Only the lines from the line containing "Write the React, TypeScript" through the line containing "const yMinorStep = 0.02;" should be reproduced, please, with no pictures.
╭─ EXTRACTED MATERIAL
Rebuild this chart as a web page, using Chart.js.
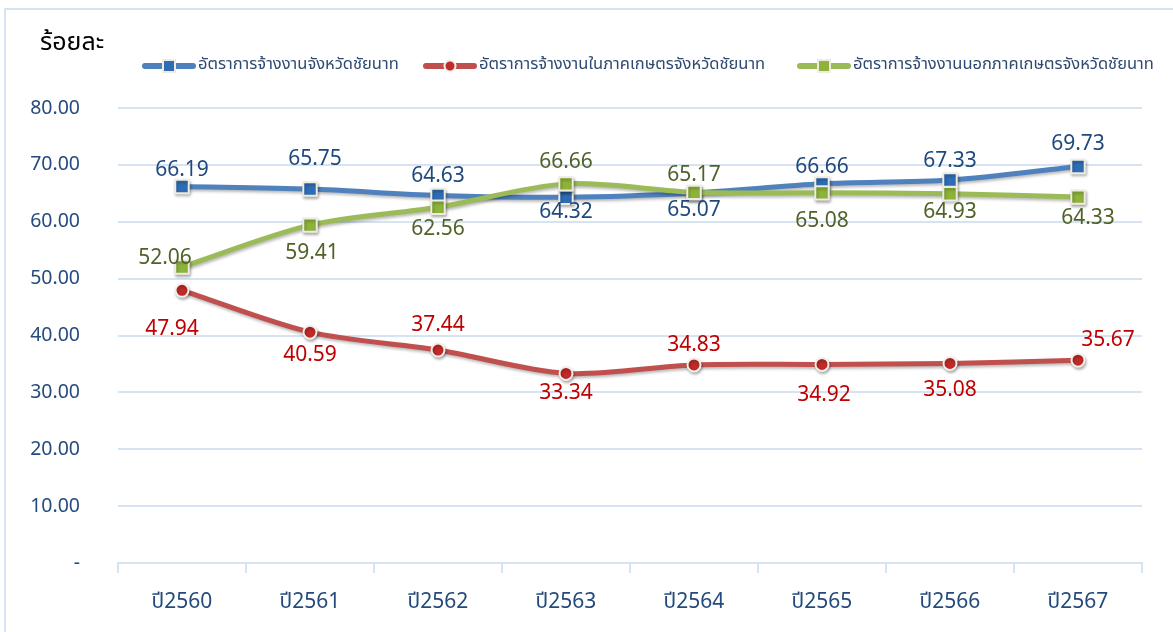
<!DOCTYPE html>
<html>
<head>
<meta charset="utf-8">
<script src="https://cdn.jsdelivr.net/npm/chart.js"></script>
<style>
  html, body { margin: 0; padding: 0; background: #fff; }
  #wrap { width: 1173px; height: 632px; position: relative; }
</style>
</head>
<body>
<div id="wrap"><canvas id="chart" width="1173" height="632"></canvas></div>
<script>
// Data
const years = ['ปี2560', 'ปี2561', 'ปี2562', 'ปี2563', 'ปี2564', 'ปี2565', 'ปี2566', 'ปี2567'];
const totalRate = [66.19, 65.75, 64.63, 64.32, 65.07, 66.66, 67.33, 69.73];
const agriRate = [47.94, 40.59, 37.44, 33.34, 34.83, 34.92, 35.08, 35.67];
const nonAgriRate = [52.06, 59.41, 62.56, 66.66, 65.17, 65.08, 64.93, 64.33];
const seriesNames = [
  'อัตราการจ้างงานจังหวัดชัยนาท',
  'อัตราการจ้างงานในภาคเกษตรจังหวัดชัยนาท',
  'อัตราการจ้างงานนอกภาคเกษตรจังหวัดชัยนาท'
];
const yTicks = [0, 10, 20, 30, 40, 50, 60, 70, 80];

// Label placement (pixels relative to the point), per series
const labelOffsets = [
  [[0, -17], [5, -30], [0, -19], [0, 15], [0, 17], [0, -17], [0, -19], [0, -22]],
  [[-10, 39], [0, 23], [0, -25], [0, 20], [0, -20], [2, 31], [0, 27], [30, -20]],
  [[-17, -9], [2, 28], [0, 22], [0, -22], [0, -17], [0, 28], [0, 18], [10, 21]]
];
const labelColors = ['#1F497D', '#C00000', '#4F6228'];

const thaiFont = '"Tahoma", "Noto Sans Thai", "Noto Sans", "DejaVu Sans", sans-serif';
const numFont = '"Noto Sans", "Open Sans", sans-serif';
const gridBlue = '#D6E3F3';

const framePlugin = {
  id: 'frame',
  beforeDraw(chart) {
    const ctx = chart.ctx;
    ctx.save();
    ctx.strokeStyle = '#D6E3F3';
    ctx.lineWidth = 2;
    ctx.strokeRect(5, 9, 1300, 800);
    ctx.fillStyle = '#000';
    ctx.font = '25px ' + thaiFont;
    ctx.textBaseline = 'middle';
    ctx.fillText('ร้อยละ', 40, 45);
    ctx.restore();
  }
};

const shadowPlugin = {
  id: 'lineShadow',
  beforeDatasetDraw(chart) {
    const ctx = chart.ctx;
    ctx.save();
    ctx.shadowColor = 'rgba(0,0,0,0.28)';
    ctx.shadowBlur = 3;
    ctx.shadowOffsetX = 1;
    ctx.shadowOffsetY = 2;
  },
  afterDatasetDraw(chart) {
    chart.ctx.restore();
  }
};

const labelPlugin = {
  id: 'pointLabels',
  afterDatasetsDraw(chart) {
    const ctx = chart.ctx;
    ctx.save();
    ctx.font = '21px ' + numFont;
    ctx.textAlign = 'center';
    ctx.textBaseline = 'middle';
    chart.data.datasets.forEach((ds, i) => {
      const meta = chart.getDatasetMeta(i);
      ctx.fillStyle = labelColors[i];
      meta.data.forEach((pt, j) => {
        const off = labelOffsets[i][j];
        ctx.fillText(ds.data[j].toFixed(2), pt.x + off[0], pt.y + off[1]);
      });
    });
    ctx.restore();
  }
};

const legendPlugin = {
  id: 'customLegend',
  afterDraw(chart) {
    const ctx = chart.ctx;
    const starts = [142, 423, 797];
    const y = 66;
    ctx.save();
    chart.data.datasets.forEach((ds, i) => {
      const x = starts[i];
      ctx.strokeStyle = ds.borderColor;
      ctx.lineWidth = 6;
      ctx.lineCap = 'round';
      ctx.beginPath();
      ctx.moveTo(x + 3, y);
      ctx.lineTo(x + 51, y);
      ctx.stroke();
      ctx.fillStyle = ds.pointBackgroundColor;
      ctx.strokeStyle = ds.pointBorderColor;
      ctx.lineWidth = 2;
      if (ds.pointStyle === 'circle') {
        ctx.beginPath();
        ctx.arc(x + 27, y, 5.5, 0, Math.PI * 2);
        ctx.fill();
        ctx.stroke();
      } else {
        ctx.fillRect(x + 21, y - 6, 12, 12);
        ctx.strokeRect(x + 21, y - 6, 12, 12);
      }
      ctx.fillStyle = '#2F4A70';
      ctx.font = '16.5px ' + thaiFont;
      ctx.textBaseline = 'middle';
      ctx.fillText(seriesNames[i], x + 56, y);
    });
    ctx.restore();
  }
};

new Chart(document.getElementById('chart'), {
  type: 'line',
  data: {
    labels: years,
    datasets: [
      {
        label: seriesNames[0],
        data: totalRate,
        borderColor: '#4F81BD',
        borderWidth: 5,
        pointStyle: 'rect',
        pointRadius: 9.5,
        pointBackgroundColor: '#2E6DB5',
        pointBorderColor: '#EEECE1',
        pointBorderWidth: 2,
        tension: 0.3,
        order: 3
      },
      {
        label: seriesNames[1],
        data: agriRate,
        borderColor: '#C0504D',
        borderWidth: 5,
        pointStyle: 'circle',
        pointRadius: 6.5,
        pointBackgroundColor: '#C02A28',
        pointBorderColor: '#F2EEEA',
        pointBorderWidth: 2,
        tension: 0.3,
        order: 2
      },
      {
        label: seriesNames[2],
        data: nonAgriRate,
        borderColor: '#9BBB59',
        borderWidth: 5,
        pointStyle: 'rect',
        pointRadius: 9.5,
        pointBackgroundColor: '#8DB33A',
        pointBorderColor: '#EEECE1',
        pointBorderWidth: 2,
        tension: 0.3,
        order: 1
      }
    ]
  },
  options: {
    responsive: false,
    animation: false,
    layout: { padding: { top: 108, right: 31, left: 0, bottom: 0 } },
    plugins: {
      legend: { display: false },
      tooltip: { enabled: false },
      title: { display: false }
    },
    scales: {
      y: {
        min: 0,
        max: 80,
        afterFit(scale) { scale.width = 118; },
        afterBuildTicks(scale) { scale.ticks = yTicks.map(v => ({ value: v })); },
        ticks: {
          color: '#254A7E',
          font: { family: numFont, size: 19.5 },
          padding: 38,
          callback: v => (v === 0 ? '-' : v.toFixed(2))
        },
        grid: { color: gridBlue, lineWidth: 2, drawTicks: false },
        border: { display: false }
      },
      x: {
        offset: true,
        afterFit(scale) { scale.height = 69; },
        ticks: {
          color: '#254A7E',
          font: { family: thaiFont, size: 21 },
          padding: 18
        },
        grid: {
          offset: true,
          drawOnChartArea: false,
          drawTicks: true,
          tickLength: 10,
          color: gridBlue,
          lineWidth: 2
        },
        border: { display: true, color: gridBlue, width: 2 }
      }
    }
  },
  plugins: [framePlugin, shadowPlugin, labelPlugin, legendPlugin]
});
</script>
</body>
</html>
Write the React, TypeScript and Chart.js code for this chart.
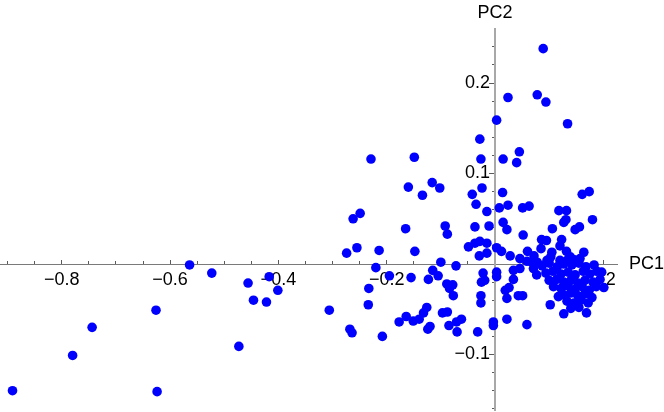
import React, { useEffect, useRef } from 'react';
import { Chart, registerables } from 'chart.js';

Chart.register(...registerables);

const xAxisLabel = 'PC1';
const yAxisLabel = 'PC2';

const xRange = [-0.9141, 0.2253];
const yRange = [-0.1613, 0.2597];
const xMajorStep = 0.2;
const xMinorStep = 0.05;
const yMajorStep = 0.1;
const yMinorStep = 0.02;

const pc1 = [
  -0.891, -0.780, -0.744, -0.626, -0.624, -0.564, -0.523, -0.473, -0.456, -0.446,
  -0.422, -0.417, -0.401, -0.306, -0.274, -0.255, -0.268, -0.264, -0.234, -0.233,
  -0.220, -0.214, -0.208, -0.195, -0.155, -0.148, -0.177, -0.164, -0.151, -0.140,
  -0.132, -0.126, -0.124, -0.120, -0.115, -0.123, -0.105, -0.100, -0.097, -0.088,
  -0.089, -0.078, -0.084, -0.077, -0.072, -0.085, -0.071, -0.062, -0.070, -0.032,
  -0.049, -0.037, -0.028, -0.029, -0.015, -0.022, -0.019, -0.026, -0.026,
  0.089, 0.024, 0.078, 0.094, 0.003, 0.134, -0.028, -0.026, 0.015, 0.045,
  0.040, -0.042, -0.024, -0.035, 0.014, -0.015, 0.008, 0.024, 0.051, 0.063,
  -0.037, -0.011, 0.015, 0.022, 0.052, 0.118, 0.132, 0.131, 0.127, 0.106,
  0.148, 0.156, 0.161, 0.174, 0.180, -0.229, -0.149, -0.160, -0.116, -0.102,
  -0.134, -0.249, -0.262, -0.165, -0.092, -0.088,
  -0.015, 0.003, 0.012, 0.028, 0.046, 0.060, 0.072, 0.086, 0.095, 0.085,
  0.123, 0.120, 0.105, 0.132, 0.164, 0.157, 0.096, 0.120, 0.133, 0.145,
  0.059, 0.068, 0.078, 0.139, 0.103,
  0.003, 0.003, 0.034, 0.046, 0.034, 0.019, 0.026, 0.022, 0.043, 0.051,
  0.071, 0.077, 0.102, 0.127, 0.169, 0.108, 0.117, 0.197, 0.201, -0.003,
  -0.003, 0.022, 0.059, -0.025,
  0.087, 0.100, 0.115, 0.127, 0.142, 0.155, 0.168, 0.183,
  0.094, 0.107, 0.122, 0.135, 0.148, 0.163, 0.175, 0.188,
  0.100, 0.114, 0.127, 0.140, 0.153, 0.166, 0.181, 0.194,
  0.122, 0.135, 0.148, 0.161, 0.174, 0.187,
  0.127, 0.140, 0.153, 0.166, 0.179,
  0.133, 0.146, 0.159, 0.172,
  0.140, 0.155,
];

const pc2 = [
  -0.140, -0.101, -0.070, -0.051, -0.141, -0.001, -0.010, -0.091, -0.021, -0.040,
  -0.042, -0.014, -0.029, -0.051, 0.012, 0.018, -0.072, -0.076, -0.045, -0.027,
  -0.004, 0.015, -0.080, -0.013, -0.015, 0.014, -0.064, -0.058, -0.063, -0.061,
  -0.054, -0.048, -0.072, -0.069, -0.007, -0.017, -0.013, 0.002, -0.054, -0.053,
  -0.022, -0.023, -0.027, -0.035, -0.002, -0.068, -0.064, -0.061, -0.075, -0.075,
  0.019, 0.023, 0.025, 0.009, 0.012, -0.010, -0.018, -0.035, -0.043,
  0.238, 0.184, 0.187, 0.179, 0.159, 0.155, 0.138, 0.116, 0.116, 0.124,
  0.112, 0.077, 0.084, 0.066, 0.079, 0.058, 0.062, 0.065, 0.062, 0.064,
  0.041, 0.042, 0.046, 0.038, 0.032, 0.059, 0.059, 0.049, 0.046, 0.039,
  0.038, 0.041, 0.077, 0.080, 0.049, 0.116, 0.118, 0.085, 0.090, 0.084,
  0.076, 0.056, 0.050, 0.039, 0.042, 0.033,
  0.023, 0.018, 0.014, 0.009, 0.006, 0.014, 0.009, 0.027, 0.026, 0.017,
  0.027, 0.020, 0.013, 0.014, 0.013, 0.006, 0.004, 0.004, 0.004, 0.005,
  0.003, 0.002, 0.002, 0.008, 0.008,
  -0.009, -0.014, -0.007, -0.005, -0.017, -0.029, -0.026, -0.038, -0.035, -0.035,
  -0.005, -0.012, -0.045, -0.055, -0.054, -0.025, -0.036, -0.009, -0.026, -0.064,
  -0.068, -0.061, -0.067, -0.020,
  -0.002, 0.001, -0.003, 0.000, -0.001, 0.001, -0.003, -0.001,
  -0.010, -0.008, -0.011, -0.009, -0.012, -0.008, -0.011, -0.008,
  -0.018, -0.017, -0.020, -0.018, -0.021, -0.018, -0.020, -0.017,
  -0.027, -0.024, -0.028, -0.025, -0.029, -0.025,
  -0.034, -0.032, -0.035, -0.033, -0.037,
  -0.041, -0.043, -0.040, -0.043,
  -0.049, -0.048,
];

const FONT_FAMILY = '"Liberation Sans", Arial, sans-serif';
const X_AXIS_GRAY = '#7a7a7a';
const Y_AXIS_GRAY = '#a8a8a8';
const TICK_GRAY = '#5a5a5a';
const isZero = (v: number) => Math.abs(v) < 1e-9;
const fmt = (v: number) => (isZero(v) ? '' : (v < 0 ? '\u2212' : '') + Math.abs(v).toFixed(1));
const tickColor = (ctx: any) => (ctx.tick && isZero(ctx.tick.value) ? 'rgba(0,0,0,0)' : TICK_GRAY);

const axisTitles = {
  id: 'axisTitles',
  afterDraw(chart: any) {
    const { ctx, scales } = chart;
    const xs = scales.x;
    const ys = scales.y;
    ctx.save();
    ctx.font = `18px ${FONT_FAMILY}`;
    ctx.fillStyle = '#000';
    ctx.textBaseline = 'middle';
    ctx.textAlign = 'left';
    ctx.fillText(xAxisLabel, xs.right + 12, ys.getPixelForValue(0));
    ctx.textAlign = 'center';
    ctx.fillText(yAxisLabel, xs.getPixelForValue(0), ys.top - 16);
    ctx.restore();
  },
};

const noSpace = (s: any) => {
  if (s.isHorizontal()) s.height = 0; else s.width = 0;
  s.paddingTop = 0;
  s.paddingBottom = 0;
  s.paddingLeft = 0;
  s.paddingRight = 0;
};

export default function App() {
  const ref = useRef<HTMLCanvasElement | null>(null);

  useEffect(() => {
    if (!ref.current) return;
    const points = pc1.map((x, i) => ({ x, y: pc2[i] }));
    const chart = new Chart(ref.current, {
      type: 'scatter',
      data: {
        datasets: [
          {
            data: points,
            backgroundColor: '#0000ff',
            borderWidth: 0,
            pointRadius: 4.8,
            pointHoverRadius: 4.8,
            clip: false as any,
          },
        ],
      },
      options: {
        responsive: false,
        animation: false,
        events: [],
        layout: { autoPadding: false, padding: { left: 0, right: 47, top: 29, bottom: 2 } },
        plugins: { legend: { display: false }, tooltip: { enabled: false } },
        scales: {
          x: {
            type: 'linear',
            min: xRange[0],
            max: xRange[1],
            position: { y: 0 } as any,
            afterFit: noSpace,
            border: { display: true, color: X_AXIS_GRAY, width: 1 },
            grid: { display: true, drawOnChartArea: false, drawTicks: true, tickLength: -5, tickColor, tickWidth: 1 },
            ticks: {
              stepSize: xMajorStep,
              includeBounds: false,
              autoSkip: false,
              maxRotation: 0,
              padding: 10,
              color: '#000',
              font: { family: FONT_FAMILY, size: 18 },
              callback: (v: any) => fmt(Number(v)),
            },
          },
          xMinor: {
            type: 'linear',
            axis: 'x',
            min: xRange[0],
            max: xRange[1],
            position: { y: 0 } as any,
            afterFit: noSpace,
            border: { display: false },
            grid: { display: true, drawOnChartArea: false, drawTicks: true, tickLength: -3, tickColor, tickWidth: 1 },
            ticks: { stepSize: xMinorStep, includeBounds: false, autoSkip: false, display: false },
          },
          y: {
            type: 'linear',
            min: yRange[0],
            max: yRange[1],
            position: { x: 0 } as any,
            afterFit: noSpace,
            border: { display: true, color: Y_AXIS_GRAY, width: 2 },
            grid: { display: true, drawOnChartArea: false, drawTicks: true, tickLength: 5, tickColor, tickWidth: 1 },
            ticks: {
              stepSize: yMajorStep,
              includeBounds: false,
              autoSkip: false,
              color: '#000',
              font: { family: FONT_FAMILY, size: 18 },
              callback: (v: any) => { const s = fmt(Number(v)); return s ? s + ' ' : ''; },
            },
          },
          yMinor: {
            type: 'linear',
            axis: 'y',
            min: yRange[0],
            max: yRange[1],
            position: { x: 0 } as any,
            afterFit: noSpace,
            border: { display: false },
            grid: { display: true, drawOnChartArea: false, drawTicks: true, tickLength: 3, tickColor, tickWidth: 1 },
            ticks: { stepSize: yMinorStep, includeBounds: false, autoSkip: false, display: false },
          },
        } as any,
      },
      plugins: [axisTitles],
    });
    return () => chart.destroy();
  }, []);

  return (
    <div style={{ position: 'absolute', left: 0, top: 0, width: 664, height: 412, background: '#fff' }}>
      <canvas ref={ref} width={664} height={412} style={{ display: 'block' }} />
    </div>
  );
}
╰─
SOLUTION FOR THIS TASK:
Write the React, TypeScript and Chart.js code for this chart.
import React, { useEffect, useRef } from 'react';
import { Chart, registerables } from 'chart.js';

Chart.register(...registerables);

const xAxisLabel = 'PC1';
const yAxisLabel = 'PC2';

const xRange = [-0.9141, 0.2253];
const yRange = [-0.1613, 0.2597];
const xMajorStep = 0.2;
const xMinorStep = 0.05;
const yMajorStep = 0.1;
const yMinorStep = 0.02;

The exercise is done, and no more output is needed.